▸ **ENTRIES SUPPLIED**
────────────────────────────────────────

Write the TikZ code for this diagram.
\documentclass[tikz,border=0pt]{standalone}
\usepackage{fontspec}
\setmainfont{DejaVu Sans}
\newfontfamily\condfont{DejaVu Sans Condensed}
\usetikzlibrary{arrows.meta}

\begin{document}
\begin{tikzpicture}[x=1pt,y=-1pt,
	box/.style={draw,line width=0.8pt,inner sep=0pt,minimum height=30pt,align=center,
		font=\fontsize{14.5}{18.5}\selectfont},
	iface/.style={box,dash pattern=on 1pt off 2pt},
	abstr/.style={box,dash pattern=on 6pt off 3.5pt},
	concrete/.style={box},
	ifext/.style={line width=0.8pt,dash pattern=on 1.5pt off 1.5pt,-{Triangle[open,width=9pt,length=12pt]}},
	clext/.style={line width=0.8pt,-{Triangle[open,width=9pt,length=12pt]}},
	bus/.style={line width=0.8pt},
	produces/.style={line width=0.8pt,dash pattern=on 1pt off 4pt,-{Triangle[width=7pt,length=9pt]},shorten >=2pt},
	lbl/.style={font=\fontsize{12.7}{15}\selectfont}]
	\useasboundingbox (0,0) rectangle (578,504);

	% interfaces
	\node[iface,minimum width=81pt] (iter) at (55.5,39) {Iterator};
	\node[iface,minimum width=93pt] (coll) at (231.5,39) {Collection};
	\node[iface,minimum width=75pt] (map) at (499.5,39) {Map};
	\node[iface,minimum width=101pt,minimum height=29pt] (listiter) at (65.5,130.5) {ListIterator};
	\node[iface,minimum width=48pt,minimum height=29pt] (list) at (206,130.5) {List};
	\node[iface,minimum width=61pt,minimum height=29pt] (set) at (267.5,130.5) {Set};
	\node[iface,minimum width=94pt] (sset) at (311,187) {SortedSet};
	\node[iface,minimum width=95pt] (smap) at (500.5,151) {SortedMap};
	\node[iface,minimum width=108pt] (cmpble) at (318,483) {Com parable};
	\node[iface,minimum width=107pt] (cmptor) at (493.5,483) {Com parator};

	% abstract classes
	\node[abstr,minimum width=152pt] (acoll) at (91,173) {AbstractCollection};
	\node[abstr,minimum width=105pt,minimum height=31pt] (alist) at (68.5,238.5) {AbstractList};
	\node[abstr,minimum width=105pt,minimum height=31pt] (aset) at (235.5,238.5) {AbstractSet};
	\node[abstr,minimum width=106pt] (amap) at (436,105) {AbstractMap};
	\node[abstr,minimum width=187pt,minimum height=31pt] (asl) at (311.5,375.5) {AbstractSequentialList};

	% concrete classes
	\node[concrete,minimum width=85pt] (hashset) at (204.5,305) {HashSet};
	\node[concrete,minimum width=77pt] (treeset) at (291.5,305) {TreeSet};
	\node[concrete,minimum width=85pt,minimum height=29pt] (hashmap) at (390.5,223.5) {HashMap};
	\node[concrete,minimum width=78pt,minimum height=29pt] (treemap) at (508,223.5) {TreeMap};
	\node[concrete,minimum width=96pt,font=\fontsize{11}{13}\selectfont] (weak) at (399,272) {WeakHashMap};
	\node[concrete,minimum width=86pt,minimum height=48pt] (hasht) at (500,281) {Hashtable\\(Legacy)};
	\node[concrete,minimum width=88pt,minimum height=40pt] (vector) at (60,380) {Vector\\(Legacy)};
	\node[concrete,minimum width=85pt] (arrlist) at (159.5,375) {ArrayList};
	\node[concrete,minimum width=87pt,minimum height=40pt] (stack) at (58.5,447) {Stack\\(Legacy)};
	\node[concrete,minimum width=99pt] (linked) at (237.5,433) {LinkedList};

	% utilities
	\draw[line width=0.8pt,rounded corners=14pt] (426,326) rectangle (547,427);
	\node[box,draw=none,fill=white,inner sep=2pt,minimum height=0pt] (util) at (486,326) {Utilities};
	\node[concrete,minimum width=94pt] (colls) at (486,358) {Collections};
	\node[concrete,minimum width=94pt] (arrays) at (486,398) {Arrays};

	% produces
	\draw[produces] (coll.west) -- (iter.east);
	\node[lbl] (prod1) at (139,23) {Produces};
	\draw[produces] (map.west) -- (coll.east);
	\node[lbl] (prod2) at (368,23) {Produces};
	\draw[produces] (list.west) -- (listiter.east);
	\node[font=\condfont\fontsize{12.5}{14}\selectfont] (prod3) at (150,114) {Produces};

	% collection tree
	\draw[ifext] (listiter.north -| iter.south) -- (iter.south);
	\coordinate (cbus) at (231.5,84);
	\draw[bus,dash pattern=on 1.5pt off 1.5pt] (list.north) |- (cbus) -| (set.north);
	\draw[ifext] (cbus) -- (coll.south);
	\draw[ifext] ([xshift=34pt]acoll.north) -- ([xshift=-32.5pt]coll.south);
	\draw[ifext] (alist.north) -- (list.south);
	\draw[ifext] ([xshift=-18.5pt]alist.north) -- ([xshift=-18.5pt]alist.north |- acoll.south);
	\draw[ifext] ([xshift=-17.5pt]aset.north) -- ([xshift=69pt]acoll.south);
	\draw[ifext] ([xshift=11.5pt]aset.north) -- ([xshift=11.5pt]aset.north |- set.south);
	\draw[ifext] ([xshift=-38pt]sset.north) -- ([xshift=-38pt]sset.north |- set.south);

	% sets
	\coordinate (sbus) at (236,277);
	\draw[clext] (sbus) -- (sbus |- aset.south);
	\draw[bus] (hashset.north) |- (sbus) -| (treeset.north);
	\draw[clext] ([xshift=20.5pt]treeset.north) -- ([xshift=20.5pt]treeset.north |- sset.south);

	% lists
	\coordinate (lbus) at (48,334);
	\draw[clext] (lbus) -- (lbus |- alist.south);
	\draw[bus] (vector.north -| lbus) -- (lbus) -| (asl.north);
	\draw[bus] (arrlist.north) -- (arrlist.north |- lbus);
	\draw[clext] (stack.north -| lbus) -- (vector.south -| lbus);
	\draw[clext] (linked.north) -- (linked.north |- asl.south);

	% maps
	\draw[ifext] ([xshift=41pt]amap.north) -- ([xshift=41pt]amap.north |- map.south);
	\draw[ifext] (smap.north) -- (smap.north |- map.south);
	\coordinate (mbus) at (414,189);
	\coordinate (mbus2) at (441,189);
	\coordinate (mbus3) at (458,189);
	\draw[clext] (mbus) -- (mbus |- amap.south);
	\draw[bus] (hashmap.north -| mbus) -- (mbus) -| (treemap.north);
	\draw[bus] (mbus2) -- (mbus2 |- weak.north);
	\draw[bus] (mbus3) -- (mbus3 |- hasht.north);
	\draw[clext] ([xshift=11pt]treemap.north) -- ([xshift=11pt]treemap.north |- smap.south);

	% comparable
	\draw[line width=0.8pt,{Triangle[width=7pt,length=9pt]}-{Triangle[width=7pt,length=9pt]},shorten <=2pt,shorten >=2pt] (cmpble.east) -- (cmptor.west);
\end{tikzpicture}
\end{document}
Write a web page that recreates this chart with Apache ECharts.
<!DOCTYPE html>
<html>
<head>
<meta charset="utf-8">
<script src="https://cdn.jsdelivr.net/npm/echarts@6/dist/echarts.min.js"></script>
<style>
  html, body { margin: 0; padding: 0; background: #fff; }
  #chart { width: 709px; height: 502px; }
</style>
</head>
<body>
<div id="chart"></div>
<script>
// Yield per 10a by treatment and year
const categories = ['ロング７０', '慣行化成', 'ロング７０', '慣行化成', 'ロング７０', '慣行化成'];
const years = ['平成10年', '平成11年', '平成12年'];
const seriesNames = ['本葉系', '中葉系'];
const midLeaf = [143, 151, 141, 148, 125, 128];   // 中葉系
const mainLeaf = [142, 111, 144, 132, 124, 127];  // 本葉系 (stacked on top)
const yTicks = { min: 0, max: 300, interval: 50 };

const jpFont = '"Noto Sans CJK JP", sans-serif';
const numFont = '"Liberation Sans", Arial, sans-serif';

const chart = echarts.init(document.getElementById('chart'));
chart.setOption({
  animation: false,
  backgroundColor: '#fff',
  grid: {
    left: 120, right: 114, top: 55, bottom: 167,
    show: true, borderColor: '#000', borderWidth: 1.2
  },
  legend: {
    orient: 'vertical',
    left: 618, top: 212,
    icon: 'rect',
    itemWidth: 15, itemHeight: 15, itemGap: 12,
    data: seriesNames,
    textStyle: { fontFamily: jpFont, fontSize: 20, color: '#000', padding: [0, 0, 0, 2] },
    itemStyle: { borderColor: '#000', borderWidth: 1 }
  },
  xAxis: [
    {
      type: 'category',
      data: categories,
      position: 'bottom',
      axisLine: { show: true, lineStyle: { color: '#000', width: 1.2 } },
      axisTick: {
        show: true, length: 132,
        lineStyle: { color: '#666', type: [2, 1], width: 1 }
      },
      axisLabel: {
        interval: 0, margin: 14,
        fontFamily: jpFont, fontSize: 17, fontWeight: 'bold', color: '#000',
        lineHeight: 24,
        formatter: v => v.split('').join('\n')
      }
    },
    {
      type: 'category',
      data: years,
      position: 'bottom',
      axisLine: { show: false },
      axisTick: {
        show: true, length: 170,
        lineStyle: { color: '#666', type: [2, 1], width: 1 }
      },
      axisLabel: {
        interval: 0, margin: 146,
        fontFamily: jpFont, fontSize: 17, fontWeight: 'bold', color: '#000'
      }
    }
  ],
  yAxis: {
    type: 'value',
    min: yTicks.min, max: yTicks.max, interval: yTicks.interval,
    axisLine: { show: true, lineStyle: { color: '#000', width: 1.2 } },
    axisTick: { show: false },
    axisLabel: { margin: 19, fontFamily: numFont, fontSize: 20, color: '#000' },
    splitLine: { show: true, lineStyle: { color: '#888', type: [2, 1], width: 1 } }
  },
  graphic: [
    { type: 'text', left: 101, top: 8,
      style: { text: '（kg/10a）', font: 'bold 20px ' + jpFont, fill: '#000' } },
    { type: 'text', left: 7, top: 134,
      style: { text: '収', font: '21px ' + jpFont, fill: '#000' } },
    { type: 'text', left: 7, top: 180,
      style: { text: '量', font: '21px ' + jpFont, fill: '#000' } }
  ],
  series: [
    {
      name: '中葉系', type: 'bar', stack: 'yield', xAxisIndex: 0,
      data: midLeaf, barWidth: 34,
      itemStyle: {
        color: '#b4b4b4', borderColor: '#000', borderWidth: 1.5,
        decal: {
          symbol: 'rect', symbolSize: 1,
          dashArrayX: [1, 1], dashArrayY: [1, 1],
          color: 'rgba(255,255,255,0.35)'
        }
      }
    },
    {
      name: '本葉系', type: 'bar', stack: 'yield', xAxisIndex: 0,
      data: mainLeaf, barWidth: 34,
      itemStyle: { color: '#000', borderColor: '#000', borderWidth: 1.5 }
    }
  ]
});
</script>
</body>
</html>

────────────────────────────────────────

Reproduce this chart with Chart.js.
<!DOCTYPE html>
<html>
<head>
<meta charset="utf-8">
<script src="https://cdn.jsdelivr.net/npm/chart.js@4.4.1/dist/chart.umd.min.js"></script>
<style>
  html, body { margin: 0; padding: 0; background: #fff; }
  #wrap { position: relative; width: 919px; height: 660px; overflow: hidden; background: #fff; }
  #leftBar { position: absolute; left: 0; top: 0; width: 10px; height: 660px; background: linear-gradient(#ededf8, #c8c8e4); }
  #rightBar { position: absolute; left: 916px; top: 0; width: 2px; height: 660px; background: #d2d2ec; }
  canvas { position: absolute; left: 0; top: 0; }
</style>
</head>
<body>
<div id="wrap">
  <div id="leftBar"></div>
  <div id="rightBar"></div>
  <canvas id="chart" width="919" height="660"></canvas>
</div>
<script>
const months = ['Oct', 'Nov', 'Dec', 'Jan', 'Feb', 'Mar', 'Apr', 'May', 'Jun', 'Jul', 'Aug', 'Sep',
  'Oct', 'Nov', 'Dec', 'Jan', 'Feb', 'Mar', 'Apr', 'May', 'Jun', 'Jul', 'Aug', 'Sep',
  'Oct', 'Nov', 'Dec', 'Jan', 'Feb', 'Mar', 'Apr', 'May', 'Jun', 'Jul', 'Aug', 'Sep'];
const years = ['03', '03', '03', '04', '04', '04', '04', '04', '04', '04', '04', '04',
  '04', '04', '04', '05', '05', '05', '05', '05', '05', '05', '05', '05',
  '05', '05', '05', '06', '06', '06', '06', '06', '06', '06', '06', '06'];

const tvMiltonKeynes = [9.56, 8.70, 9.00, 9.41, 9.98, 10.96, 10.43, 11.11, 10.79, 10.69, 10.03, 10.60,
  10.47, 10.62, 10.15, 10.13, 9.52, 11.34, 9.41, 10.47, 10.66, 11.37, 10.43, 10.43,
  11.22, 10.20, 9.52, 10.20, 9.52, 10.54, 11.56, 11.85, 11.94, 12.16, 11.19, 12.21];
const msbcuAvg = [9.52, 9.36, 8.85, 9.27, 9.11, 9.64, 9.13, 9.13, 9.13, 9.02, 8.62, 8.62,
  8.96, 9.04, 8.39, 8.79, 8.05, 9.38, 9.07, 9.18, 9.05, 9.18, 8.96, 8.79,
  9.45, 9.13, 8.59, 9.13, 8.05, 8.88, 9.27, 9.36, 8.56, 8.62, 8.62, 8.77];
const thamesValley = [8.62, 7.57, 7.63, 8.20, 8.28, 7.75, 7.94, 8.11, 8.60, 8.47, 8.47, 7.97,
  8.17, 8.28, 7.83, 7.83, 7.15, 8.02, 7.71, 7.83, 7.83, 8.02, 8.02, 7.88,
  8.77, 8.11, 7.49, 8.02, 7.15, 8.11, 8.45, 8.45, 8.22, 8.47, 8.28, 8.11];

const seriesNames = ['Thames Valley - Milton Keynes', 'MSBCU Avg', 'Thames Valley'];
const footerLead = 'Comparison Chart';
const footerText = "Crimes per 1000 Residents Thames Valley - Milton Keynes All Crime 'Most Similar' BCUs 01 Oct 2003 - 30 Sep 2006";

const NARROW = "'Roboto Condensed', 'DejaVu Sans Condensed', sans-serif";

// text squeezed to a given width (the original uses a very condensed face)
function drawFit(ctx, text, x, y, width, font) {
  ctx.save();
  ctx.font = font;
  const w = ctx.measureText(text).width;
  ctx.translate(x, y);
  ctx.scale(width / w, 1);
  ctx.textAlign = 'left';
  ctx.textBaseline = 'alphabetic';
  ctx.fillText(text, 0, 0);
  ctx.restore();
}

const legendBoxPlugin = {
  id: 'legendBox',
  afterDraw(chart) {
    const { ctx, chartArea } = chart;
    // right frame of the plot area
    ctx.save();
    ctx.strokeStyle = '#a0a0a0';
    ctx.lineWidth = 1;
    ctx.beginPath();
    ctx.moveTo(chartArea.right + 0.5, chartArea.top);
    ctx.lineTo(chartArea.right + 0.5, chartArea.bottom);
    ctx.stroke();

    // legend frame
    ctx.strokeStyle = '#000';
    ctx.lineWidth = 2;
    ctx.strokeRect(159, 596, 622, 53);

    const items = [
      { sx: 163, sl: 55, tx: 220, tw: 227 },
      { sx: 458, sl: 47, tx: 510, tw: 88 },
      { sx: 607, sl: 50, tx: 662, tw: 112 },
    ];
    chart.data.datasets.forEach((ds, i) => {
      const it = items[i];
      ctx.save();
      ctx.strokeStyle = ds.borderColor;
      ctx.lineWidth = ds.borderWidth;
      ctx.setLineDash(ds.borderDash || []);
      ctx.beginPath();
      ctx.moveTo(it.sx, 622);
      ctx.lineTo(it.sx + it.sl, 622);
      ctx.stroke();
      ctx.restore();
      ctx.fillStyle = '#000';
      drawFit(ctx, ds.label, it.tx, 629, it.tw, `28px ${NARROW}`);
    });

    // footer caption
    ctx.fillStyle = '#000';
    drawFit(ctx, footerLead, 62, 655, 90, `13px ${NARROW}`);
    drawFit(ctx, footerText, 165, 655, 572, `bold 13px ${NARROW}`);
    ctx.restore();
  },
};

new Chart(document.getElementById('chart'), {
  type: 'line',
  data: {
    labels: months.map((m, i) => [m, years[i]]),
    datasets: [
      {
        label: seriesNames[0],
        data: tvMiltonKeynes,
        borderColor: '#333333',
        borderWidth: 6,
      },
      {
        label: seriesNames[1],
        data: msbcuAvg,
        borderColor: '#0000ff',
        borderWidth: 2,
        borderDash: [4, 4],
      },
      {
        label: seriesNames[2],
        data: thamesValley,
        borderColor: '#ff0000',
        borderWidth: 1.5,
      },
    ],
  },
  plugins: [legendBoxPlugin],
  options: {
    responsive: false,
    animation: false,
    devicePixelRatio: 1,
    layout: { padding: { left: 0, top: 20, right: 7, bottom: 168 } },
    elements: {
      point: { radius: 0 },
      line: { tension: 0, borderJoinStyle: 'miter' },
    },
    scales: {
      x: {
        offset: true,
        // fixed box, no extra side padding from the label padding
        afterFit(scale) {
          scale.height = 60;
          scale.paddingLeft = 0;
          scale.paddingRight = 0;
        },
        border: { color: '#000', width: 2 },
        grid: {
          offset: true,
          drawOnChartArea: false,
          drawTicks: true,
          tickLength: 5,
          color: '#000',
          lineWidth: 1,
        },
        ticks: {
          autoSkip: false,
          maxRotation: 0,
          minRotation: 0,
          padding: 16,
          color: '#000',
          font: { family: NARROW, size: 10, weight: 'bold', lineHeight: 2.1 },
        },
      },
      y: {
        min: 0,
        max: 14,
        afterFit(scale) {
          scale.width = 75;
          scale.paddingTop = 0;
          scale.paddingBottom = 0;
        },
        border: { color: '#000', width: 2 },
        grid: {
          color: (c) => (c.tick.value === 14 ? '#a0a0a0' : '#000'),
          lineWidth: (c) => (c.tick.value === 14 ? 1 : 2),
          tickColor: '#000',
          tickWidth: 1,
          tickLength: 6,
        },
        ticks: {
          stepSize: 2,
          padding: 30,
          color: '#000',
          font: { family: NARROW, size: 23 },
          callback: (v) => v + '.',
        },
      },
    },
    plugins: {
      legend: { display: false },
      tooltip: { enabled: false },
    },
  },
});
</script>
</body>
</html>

────────────────────────────────────────

▸ **EXERCISE AIM**
What do the lines above say from the one containing "Write the TikZ code for this diagram." down to the one containing "(0,0) rectangle (578,504);"? Return them exactly, both end lines included, and only them.

▸ **RESPONSE FOR THIS EXERCISE**
Write the TikZ code for this diagram.
\documentclass[tikz,border=0pt]{standalone}
\usepackage{fontspec}
\setmainfont{DejaVu Sans}
\newfontfamily\condfont{DejaVu Sans Condensed}
\usetikzlibrary{arrows.meta}

\begin{document}
\begin{tikzpicture}[x=1pt,y=-1pt,
	box/.style={draw,line width=0.8pt,inner sep=0pt,minimum height=30pt,align=center,
		font=\fontsize{14.5}{18.5}\selectfont},
	iface/.style={box,dash pattern=on 1pt off 2pt},
	abstr/.style={box,dash pattern=on 6pt off 3.5pt},
	concrete/.style={box},
	ifext/.style={line width=0.8pt,dash pattern=on 1.5pt off 1.5pt,-{Triangle[open,width=9pt,length=12pt]}},
	clext/.style={line width=0.8pt,-{Triangle[open,width=9pt,length=12pt]}},
	bus/.style={line width=0.8pt},
	produces/.style={line width=0.8pt,dash pattern=on 1pt off 4pt,-{Triangle[width=7pt,length=9pt]},shorten >=2pt},
	lbl/.style={font=\fontsize{12.7}{15}\selectfont}]
	\useasboundingbox (0,0) rectangle (578,504);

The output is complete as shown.